To address the issue, we make three key assumptions:
- Assumption 1: Class 0 denotes the real distribution, and Class 1 denotes the distribution of AI-generated images.
- Assumption 2: The score output by the network passes through the sigmoid activation before the decision.
- Assumption 3: The feature vector extracted by the neural network before applying the linear classification layer is passed through the ReLU activation.
These three assumptions can be easily satisfied by popular modern networks, including ResNet-50. These networks are commonly used for binary classification tasks and already incorporate such mechanisms in their design.

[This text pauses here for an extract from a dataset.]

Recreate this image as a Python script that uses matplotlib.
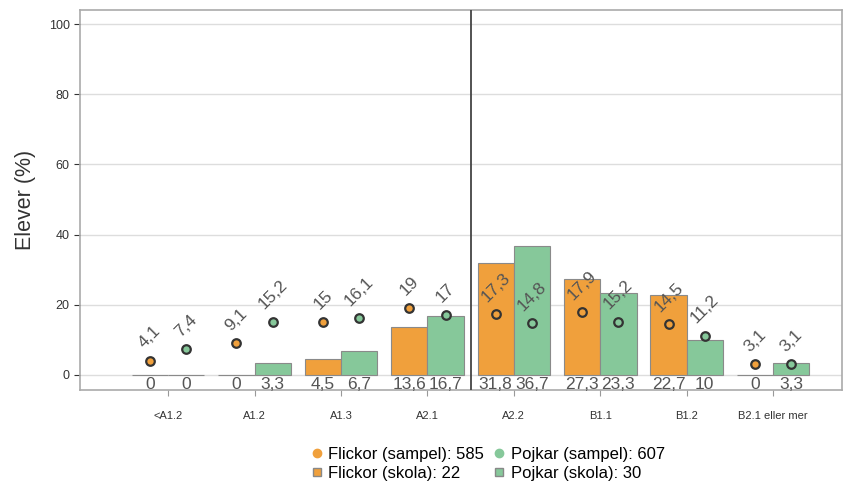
import numpy as np
import matplotlib
matplotlib.use('Agg')
import matplotlib.pyplot as plt
from matplotlib.lines import Line2D

plt.rcParams['font.family'] = ['Liberation Sans', 'DejaVu Sans']

# data
levels = ['<A1.2', 'A1.2', 'A1.3', 'A2.1', 'A2.2', 'B1.1', 'B1.2', 'B2.1 eller mer']
girls_school = [0, 0, 4.5, 13.6, 31.8, 27.3, 22.7, 0]
boys_school = [0, 3.3, 6.7, 16.7, 36.7, 23.3, 10, 3.3]
girls_sample = [4.1, 9.1, 15, 19, 17.3, 17.9, 14.5, 3.1]
boys_sample = [7.4, 15.2, 16.1, 17, 14.8, 15.2, 11.2, 3.1]
legend_labels = ['Flickor (sampel): 585', 'Flickor (skola): 22',
                 'Pojkar (sampel): 607', 'Pojkar (skola): 30']

orange = '#F0A03C'
green = '#86C89A'
txt_gray = '#555555'


def fmt(v):
    s = ('%g' % v).replace('.', ',')
    return s


fig = plt.figure(figsize=(8.45, 5), dpi=100)
ax = fig.add_axes([0.0947, 0.22, 0.902, 0.76])

x = np.arange(len(levels))
w = 0.42

ax.bar(x - w / 2, girls_school, width=w, color=orange, edgecolor='#8a8a8a', linewidth=0.8, zorder=2)
ax.bar(x + w / 2, boys_school, width=w, color=green, edgecolor='#8a8a8a', linewidth=0.8, zorder=2)

ax.scatter(x - w / 2, girls_sample, s=38, color=orange, edgecolor='#333333', linewidth=1.6, zorder=3)
ax.scatter(x + w / 2, boys_sample, s=38, color=green, edgecolor='#333333', linewidth=1.6, zorder=3)

# value labels under the bars, rotated labels above the sample points
for i in range(len(levels)):
    ax.text(x[i] - w / 2, -0.6, fmt(girls_school[i]), ha='center', va='top', fontsize=12.5, color=txt_gray)
    ax.text(x[i] + w / 2, -0.6, fmt(boys_school[i]), ha='center', va='top', fontsize=12.5, color=txt_gray)
    ax.annotate(fmt(girls_sample[i]), (x[i] - w / 2, girls_sample[i]), xytext=(0, 7),
                textcoords='offset points', ha='center', va='bottom', rotation=45,
                fontsize=12.5, color=txt_gray)
    ax.annotate(fmt(boys_sample[i]), (x[i] + w / 2, boys_sample[i]), xytext=(0, 7),
                textcoords='offset points', ha='center', va='bottom', rotation=45,
                fontsize=12.5, color=txt_gray)

ax.axvline(3.5, color='#444444', linewidth=1.3, zorder=4)

ax.set_xlim(-1.02, 7.8)
ax.set_ylim(-4.3, 104)
ax.set_yticks([0, 20, 40, 60, 80, 100])
ax.set_xticks(x)
ax.set_xticklabels(levels, fontsize=8, color='#333333')
ax.tick_params(axis='x', length=4, color='#999999', pad=11)
ax.tick_params(axis='y', labelsize=9, colors='#333333', length=4)
ax.grid(axis='y', color='#dddddd', linewidth=1, zorder=0)
ax.set_axisbelow(True)
for sp in ax.spines.values():
    sp.set_color('#aaaaaa')
    sp.set_linewidth(1.2)
ax.set_ylabel('Elever (%)', fontsize=15.5, color='#333333', labelpad=9)

handles = [
    Line2D([], [], marker='o', color='none', markerfacecolor=orange, markeredgecolor=orange, markersize=6),
    Line2D([], [], marker='s', color='none', markerfacecolor=orange, markeredgecolor='#888888', markersize=6),
    Line2D([], [], marker='o', color='none', markerfacecolor=green, markeredgecolor=green, markersize=6),
    Line2D([], [], marker='s', color='none', markerfacecolor=green, markeredgecolor='#888888', markersize=6),
]
fig.legend(handles, legend_labels, loc='center', bbox_to_anchor=(0.576, 0.072), ncol=2,
           frameon=False, fontsize=12, handletextpad=0.2, columnspacing=0.4,
           labelspacing=0.25, handlelength=1.0)

fig.savefig('out.png', dpi=100)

The first assumption we make is about the class labels: class 0 for real images and class 1 for fake images. This is a typical setup for binary classification. Next, we use a monotonically-increasing sigmoid activation function (Assumption-2), which means the detector will give higher scores to AI-generated images compared to real ones.
In addition, according to Assumption-3, the input to the linear classifier is a vector with strictly non-negative values. Each dimension of this vector represents a specific feature or pattern that influences the decision the neural network makes.
The network assigns a weight to each feature. If the weight is positive, the presence of that feature will increase the score, making it more likely that the image will be classified as fake. Conversely, if the weight is negative, the image is more likely to be classified as real.
The key insight here is that finding certain features should never increase the likelihood of an image being real. To address this, we retrain only the final classification layer, keeping the rest of the network frozen. We ensure that the weights "stay-positive" to stop patterns associated with real images from influencing the decision.